Watchmen by DC Comics is an epitome of perfection in the history of comic books. Why? Here are a few reasons why it just might be the best comic ever written!
There’s a reason why writers, artists, companies, and readers keep revisiting and going back again to Alan Moore and Dave Gibbon’s Watchmen. It was 1986 when Watchmen changed the way the world looked at superheroes and it remains relevant even today after all these years.
Even an average comic book reader, when he picks up Moore’s Watchmen today can figure out that there is something very peculiar and different about this comic book.
But what is it that makes Watchmen so different? Today we are going to take a look at what and how has Alan Moore’s Watchmen managed to remain at the center of the stands in comic book stores all around the world. Why has it been considered as a classic, and unadaptable film all over the years? Is it art? Is it the story? Are the themes that Watchmen dealt with within 1986 the reason the comic book still tends to resonate with the readers after all this while? Whatever the reason, it was voted “ONE OF TIME MAGAZINE’S 100 BEST NOVELS”
Now that says something! Oh! And it also has won the prestigious HUGO AWARD. Here are a few reasons why the book deserves all the accolades.
Right from the very beginning at the cover itself, Watchmen makes it very clear that there are going to be no gimmicks or tricks with this one. Generally, superheroes on comic book covers are expected to be posing; fighting evil or supervillains for the greater good of the world. But there simply are no characters to be seen on the cover, there is absolutely nothing to window dress or to lure the readers inside.
Before even leafing in through the first issue, the readers have no idea what Watchmen is going to be about. So, you have no idea what you were getting into. And when once the readers are done with the 1st issue of Watchmen they realize that this is no ordinary superhero comic book. It is dark, edgier, and has characters like Ozymandias and Doctor Manhattan who are so deeply grounded in the reality that it keeps the readers deeply engaged with them and with the conditions and situations that they go through.
Alan Moore is one of the biggest names in the comic book industry.

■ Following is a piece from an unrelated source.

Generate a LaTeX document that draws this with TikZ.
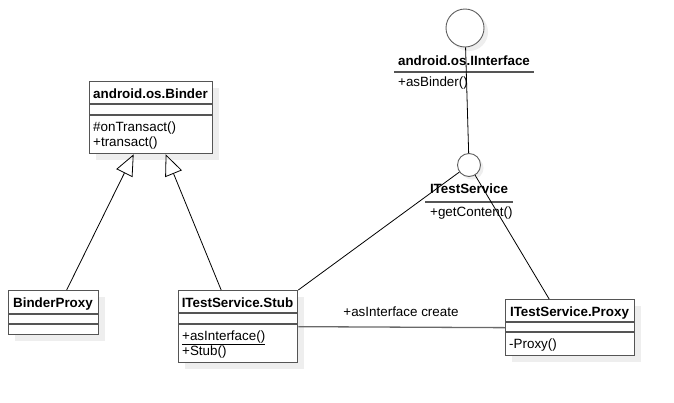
\documentclass[tikz,border=0pt]{standalone}
\usepackage{fontspec}
\setmainfont{Liberation Sans}
\usetikzlibrary{arrows.meta}
\definecolor{bordergray}{RGB}{85,85,85}
\definecolor{shadowgray}{RGB}{238,238,238}
\definecolor{circgray}{RGB}{95,95,95}
\definecolor{assocgray}{RGB}{105,105,105}
\tikzset{
  classbox/.style={draw=bordergray, line width=1.3pt, fill=white, rectangle, inner sep=0pt, anchor=north west},
  divider/.style={draw=bordergray, line width=1.3pt},
  shadowfill/.style={fill=shadowgray, draw=none},
  ifacecircle/.style={circle, draw=circgray, line width=0.9pt, fill=white, inner sep=0pt},
  titletext/.style={font=\fontsize{13.4}{15}\selectfont\bfseries, inner sep=0pt, anchor=base},
  membertext/.style={font=\fontsize{13.4}{15}\selectfont, inner sep=0pt, anchor=base west},
  conn/.style={draw=black, line width=0.8pt},
  gen/.style={conn, -{Triangle[open, length=21pt, width=18pt, line width=0.8pt]}},
  assoc/.style={draw=assocgray, line width=1.3pt},
}
\begin{document}
\begin{tikzpicture}[x=1pt,y=-1pt]
\useasboundingbox (0,0) rectangle (674,402);
\fill[white] (0,0) rectangle (674,402);

% shadows
\fill[shadowfill] (96,88) rectangle (219,160);
\fill[shadowfill] (15,297) rectangle (105,341);
\fill[shadowfill] (185,297) rectangle (304,369);
\fill[shadowfill] (512,306) rectangle (641,362);
\fill[shadowfill] (469,32) circle (19);
\fill[shadowfill] (472,168) circle (11.5);

% android.os.Binder
\node[classbox, minimum width=123pt, minimum height=72pt] (binder) at (89,81) {};
\node[titletext] (binderT) at (150.5,98) {android.os.Binder};
\draw[divider] (binder.west |- 0,104) -- (binder.east |- 0,104);
\draw[divider] (binder.west |- 0,115) -- (binder.east |- 0,115);
\node[membertext] (binderM1) at (93,131) {\#onTransact()};
\node[membertext] (binderM2) at (93,146) {+transact()};

% BinderProxy
\node[classbox, minimum width=90pt, minimum height=44pt] (bproxy) at (8,290) {};
\node[titletext] (bproxyT) at (53,307) {BinderProxy};
\draw[divider] (bproxy.west |- 0,314) -- (bproxy.east |- 0,314);
\draw[divider] (bproxy.west |- 0,324) -- (bproxy.east |- 0,324);

% ITestService.Stub
\node[classbox, minimum width=119pt, minimum height=72pt] (stub) at (178,290) {};
\node[titletext] (stubT) at (237.5,307) {ITestService.Stub};
\draw[divider] (stub.west |- 0,313) -- (stub.east |- 0,313);
\draw[divider] (stub.west |- 0,324) -- (stub.east |- 0,324);
\node[membertext] (stubM1) at (182,340) {\underline{+asInterface()}};
\node[membertext] (stubM2) at (182,355) {+Stub()};

% ITestService.Proxy
\node[classbox, minimum width=129pt, minimum height=56pt] (proxy) at (505,299) {};
\node[titletext] (proxyT) at (569.5,316) {ITestService.Proxy};
\draw[divider] (proxy.west |- 0,322) -- (proxy.east |- 0,322);
\draw[divider] (proxy.west |- 0,332) -- (proxy.east |- 0,332);
\node[membertext] (proxyM1) at (509,348) {-Proxy()};

% android.os.IInterface
\node[ifacecircle, minimum size=38pt] (iiface) at (465,28) {};
\node[titletext] (iifaceT) at (464,65) {android.os.IInterface};
\coordinate (iifaceL1) at (394,72);
\coordinate (iifaceL2) at (534,72);
\draw[divider] (iifaceL1) -- (iifaceL2);
\node[membertext] (iifaceM1) at (398,86) {+asBinder()};

% ITestService
\node[ifacecircle, minimum size=23pt] (itest) at (469,165) {};
\node[titletext] (itestT) at (469,193) {ITestService};
\coordinate (itestL1) at (425,202);
\coordinate (itestL2) at (513,202);
\draw[divider] (itestL1) -- (itestL2);
\node[membertext] (itestM1) at (430,216) {+getContent()};

% connectors
\draw[conn] (iiface) -- (itest);
\draw[conn] (stub.north east) -- (itest);
\draw[conn] ([xshift=-21pt]proxy.north) -- (itest);
\draw[gen] ([xshift=13pt]bproxy.north) -- ([xshift=-17.5pt]binder.south);
\draw[gen] ([xshift=-17pt]stub.north) -- ([xshift=14.5pt]binder.south);
\draw[assoc] (stub.east) -- (proxy.west);
\node[membertext, anchor=base] (assocL) at (401,316) {+asInterface create};
\end{tikzpicture}
\end{document}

He is credited with the creation of some of the darkest and gritty comic books. Or are Dark and Gritty just two understatements about what he’s created? In 1982, he created the critically acclaimed Marvelman and V for Vendetta. And then he moved on to DC comics where he came up with Constantine who also goes by his full name; John Constantine. Following that he wrote one of the best Batman stories of all time; The Killing Joke. When he wrote Watchmen, it became a huge success both critically and commercially. It was the top 5 bestselling comic books on the stands in 1986 and the issues that followed it saw the same successes.
Watchmen became the only comic book ever to win a Hugo Award.
Alan Moore and Dave Gibbons together managed to finish the huge gap between fiction and reality and they extracted something which is hugely disturbing about our obsession with, superheroes and great men.
The themes that Watchmen dealt with are deeply thought-provoking. Merely a question “Who watches the Watchmen?” What is this supposed to mean? It is merely in the context of the story and the comic book? Does it go beyond that? There are so many questions that come to mind while reading Watchmen.
It asks that the people who have powers, the people who are supposed to protect others. Who is going to keep their powers and them under check? It’s the equivalent of “Who guards the guards?” The writers and the creators of Watchmen say the people who have power with them, would go up to any extent in this world to be that way and to keep their powers that way.
Are the most powerful and good people of this world capable of the most unspeakable things? Why do we trust them? Should we trust them at all?
And do these superheroes care about us at all, the way we care about them?
Watchmen takes place in an alternate 1985 where Richard Nixon continues to be president and superheroes, except for the ones who have been employed by the government, are banned or outlawed. The Comedian, a superhero who was working for the government is found murdered, and then Rorschach, a law-breaking superhero detective, reconnects the dots to The Comedian’s murder with his fellow former superheroes. And what he discovers is a huge conspiracy to kill all ex-superheroes.
On the other hand of the plot, there is another ex-superhero Adrian Veidt or he was formerly called in his superhero days; Ozymandias. According to him, there is a worldwide nuclear conflict brewing between the United States and Russia and other superpowers. Ozymandias believes that if these countries come to unite, they won’t be blowing each other apart. And the rest of the story tells us how he creates a fake enemy to bring the whole world together.
The only hero who does not agree with Ozymandias’s ideas and plans is Rorschach, which compels Doctor Manhattan to kill him to ensure that no one ever finds out who was behind all the chaos.
There are a lot of real-world allegories in Watchmen. And they are very much a part of the story and the themes. There are army races and Cold War to name a few of the real world wars that Watchmen goes along with.
Watchmen says a lot about a lot of things, yet it doesn’t say anything.
On each page of the entire comic, there is a lot of depth poured by the writer. This just shows how creatively consuming the process must have been for the writer.